I have been in therapy for most of my life. I first started therapy in high school. Luckily it was free and I went for all four years, having one therapist the first year and another the last three years. Then I went in college and in graduate school and have seen several therapists in private practice in the years I have not been in school. I am in counseling now with a therapist I have had for five years or so. Most of my therapists have been good at what they do and very compassionate and empathetic.
With that said, I wish therapy worked better. I have been in therapy forever and I can’t say whether or not it has actually improved my mental health. It has kept me alive. I think it has kept me treading water rather than drowning. But is that really enough?

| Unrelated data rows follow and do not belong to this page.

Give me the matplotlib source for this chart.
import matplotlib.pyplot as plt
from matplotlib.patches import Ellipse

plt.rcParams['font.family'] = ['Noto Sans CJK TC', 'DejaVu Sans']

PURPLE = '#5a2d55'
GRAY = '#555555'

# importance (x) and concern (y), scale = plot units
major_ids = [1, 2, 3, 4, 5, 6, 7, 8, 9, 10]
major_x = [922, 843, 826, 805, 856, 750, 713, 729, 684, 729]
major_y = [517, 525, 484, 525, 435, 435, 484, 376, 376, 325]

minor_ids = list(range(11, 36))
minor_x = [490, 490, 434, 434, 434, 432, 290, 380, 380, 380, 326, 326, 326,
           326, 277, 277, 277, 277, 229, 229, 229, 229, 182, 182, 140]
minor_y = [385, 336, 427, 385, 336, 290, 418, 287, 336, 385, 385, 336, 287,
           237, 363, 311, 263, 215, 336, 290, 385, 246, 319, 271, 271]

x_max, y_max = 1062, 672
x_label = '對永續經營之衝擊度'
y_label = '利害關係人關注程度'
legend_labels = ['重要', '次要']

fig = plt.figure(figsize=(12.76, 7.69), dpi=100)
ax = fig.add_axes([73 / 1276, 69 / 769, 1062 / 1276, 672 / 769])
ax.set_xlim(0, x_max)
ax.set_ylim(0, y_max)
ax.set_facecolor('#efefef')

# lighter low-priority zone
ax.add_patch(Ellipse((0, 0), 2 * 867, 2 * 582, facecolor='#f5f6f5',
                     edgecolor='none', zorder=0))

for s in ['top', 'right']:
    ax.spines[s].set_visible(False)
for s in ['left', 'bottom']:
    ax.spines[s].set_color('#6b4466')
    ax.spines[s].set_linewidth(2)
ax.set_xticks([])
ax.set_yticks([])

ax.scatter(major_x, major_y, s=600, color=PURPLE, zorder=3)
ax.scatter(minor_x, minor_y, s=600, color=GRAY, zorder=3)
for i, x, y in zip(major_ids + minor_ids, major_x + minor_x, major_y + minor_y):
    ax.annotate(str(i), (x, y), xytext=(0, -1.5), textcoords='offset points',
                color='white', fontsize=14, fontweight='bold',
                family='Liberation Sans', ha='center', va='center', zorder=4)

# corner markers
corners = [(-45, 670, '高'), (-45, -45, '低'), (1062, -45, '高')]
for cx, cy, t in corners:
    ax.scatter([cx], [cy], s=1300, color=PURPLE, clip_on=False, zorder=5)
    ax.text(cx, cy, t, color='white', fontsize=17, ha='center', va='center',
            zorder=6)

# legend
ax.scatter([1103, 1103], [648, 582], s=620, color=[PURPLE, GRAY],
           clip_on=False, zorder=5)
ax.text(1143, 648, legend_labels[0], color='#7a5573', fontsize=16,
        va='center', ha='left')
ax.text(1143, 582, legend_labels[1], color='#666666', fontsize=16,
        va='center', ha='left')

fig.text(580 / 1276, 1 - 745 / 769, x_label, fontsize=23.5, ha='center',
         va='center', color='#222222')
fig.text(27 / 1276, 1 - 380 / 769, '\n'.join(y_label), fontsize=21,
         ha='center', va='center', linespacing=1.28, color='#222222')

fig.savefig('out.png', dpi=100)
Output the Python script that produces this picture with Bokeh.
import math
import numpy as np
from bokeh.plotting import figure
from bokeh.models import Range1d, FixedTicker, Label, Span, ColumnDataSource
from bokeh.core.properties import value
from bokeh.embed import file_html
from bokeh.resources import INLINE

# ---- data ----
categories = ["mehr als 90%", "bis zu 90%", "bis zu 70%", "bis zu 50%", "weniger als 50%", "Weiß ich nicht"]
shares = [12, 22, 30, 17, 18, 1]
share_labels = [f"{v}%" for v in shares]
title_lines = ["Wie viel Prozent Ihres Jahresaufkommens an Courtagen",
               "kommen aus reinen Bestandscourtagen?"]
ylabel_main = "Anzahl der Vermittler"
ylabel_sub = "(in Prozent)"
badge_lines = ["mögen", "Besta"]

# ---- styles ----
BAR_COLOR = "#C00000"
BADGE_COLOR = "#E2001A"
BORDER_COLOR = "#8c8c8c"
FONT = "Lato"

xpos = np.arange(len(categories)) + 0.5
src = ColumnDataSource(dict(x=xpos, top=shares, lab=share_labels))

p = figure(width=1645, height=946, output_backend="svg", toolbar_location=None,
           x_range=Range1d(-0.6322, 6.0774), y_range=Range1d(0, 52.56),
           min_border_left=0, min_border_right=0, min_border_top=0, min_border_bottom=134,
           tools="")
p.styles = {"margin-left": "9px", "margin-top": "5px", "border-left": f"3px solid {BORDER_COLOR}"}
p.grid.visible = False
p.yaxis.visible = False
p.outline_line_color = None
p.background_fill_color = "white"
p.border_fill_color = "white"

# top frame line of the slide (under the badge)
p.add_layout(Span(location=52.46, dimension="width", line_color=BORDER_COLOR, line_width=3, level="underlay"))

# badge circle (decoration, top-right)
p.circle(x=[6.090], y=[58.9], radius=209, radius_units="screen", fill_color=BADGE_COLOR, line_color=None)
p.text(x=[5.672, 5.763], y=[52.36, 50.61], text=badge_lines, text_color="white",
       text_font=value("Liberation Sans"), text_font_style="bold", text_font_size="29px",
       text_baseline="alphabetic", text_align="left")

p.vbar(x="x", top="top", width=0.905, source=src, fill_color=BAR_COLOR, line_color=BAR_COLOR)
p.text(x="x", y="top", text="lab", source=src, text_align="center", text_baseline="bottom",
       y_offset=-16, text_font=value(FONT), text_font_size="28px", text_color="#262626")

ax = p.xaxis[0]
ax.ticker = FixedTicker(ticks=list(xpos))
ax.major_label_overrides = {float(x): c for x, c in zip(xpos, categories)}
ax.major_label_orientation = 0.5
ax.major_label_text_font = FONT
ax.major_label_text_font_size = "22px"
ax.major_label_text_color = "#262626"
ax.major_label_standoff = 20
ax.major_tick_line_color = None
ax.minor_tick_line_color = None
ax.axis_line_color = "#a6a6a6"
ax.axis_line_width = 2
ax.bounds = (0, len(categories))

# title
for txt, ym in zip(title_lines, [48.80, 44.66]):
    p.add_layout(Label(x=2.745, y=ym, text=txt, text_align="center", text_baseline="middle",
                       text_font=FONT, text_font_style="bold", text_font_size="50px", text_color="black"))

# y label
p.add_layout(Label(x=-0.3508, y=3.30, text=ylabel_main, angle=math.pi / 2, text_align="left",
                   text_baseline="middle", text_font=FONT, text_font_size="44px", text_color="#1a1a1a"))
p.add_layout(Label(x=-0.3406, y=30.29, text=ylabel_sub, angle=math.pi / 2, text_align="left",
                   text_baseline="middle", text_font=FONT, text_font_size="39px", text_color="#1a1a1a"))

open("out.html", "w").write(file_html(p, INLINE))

Western talk therapy is severely limited. It provides a space to talk about one’s problems, but seldom is it a place to actively solve problems. Therapists rarely give direct advice and I understand why. They want us to have insight into our problems. They want us to come up with our own solutions. But if I could come up with my own solutions, why would I be in therapy?
The holy duo of talk therapy and medication is what is supposed to fix us. The “talking cure” and psychotropic drugs leave a lot to be desired. I have had major depressive illness since I was 14 years old and it has largely been unrelenting for 30 years. Sometimes I am surprised I have made it to 44 given how serious depression for me has been, leading to a suicide attempt, suicidal ideation and hospitalizations.
Going to therapy makes me feel better in the immediate aftermath of a session. But it doesn’t last much beyond a few hours or a day. Then I am back to stage one and trying to survive.
The talking cure is very Western-based and not necessarily the way mental health challenges are dealt with around the globe. I think we could take a cue from developing nations and see how they deal with mental illness. Clearly what we are doing in the U.S. with talking therapy and medication is not working. We need to think about much more creative solutions and multiple modalities. We need to demand that insurance cover all mental health for FREE [with no co-pays] and that it also cover alternative forms of therapy like Reiki, Acupuncture, Hypnosis, Biofeedback, etc.
I am thankful for most of my therapists and counselors. They have a difficult and stressful job in trying to help people who are often living on the edge. However, the system itself needs to change. There needs to be better mental health access across the board and there needs to be more options available beyond talk therapy and medication that are covered by insurance. I would not wish the depression I have had to contend with on my worst enemy. I hope that in my lifetime treatment vastly improves and that one day I can be free of this debilitating illness.